# Given request:
Pictures stay out of the copy; set down each line of the listing below exactly.
************
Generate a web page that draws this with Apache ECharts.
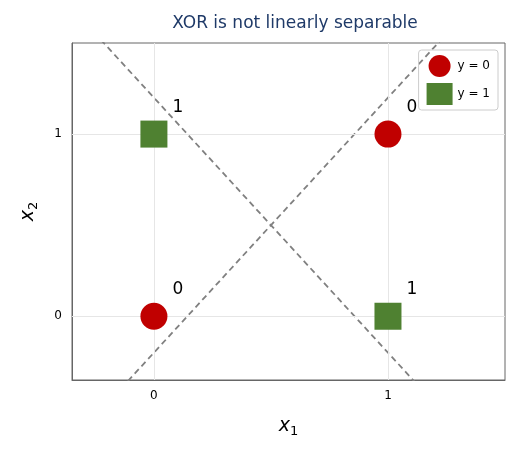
<!DOCTYPE html><html><head><meta charset="utf-8"><script src="https://cdn.jsdelivr.net/npm/echarts@6/dist/echarts.min.js"></script></head><body style="margin:0"><div id="c" style="width:520px;height:460px"></div><script>
const class0 = [[0,0],[1,1]];
const class1 = [[0,1],[1,0]];
const line1 = [[-0.4,1.76],[1.4,-0.76]];
const line2 = [[-0.4,-0.76],[1.4,1.76]];
const ticks = [0,1];
const ch = echarts.init(document.getElementById('c'));
const ff = 'DejaVu Sans';
const isTick = v => ticks.some(t => Math.abs(v - t) < 1e-6);
const lab = {fontFamily:ff,fontSize:12,color:'#000',margin:10,formatter:v=>isTick(v)?String(Math.round(v)):''};
const ax = (name, min, max, rich, gap) => ({type:'value',min:min,max:max,interval:0.05,name:name,nameLocation:'middle',nameGap:gap,
  nameTextStyle:{fontFamily:ff,fontSize:18,color:'#000',rich:rich},
  axisLine:{show:true,onZero:false,lineStyle:{color:'#666'}},axisTick:{show:false},splitLine:{show:false},axisLabel:lab});
const grid = {color:'#e6e6e6',width:1,type:'solid'};
const rich = {a:{fontFamily:ff,fontSize:19,fontStyle:'italic',color:'#000'},s:{fontFamily:ff,fontSize:13,color:'#000',padding:[10,0,0,0]}};
ch.setOption({
  animation:false,
  title:{text:'XOR is not linearly separable',left:290,top:10,textAlign:'center',textStyle:{fontFamily:ff,fontSize:17,fontWeight:'normal',color:'#1f3a68'}},
  grid:{left:72,right:15,top:43,bottom:80,show:true,borderColor:'#666',borderWidth:1},
  legend:{right:22,top:50,orient:'vertical',itemGap:6,itemWidth:26,itemHeight:22,borderColor:'#ccc',borderWidth:1,borderRadius:3,padding:[5,8],
    textStyle:{fontFamily:ff,fontSize:12,color:'#000'},data:['y = 0','y = 1']},
  xAxis:ax('{a|x}{s|1}',-0.35,1.5,rich,35),
  yAxis:ax('{a|x}{s|2}',-0.35,1.5,rich,32),
  series:[
    {type:'line',data:[],silent:true,z:0,
      markLine:{silent:true,symbol:'none',label:{show:false},lineStyle:grid,data:ticks.map(t=>({xAxis:t})).concat(ticks.map(t=>({yAxis:t})))}},
    {type:'line',data:line1,symbol:'none',clip:true,lineStyle:{color:'#808080',type:[6,4],width:1.8},silent:true,z:1},
    {type:'line',data:line2,symbol:'none',clip:true,lineStyle:{color:'#808080',type:[6,4],width:1.8},silent:true,z:1},
    {name:'y = 0',type:'scatter',data:class0,symbol:'circle',symbolSize:27,itemStyle:{color:'#c00000',opacity:1},z:5,
      label:{show:true,formatter:'0',position:[32,-22],fontFamily:ff,fontSize:17,color:'#000'}},
    {name:'y = 1',type:'scatter',data:class1,symbol:'rect',symbolSize:27,itemStyle:{color:'#4f8131',opacity:1},z:5,
      label:{show:true,formatter:'1',position:[32,-22],fontFamily:ff,fontSize:17,color:'#000'}}
  ]
});
</script></body></html>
************
# Answer below:
Generate a web page that draws this with Apache ECharts.
<!DOCTYPE html><html><head><meta charset="utf-8"><script src="https://cdn.jsdelivr.net/npm/echarts@6/dist/echarts.min.js"></script></head><body style="margin:0"><div id="c" style="width:520px;height:460px"></div><script>
const class0 = [[0,0],[1,1]];
const class1 = [[0,1],[1,0]];
const line1 = [[-0.4,1.76],[1.4,-0.76]];
const line2 = [[-0.4,-0.76],[1.4,1.76]];
const ticks = [0,1];
const ch = echarts.init(document.getElementById('c'));
const ff = 'DejaVu Sans';
const isTick = v => ticks.some(t => Math.abs(v - t) < 1e-6);
const lab = {fontFamily:ff,fontSize:12,color:'#000',margin:10,formatter:v=>isTick(v)?String(Math.round(v)):''};
const ax = (name, min, max, rich, gap) => ({type:'value',min:min,max:max,interval:0.05,name:name,nameLocation:'middle',nameGap:gap,
  nameTextStyle:{fontFamily:ff,fontSize:18,color:'#000',rich:rich},
  axisLine:{show:true,onZero:false,lineStyle:{color:'#666'}},axisTick:{show:false},splitLine:{show:false},axisLabel:lab});
const grid = {color:'#e6e6e6',width:1,type:'solid'};
const rich = {a:{fontFamily:ff,fontSize:19,fontStyle:'italic',color:'#000'},s:{fontFamily:ff,fontSize:13,color:'#000',padding:[10,0,0,0]}};
ch.setOption({
  animation:false,
  title:{text:'XOR is not linearly separable',left:290,top:10,textAlign:'center',textStyle:{fontFamily:ff,fontSize:17,fontWeight:'normal',color:'#1f3a68'}},
  grid:{left:72,right:15,top:43,bottom:80,show:true,borderColor:'#666',borderWidth:1},
  legend:{right:22,top:50,orient:'vertical',itemGap:6,itemWidth:26,itemHeight:22,borderColor:'#ccc',borderWidth:1,borderRadius:3,padding:[5,8],
    textStyle:{fontFamily:ff,fontSize:12,color:'#000'},data:['y = 0','y = 1']},
  xAxis:ax('{a|x}{s|1}',-0.35,1.5,rich,35),
  yAxis:ax('{a|x}{s|2}',-0.35,1.5,rich,32),
  series:[
    {type:'line',data:[],silent:true,z:0,
      markLine:{silent:true,symbol:'none',label:{show:false},lineStyle:grid,data:ticks.map(t=>({xAxis:t})).concat(ticks.map(t=>({yAxis:t})))}},
    {type:'line',data:line1,symbol:'none',clip:true,lineStyle:{color:'#808080',type:[6,4],width:1.8},silent:true,z:1},
    {type:'line',data:line2,symbol:'none',clip:true,lineStyle:{color:'#808080',type:[6,4],width:1.8},silent:true,z:1},
    {name:'y = 0',type:'scatter',data:class0,symbol:'circle',symbolSize:27,itemStyle:{color:'#c00000',opacity:1},z:5,
      label:{show:true,formatter:'0',position:[32,-22],fontFamily:ff,fontSize:17,color:'#000'}},
    {name:'y = 1',type:'scatter',data:class1,symbol:'rect',symbolSize:27,itemStyle:{color:'#4f8131',opacity:1},z:5,
      label:{show:true,formatter:'1',position:[32,-22],fontFamily:ff,fontSize:17,color:'#000'}}
  ]
});
</script></body></html>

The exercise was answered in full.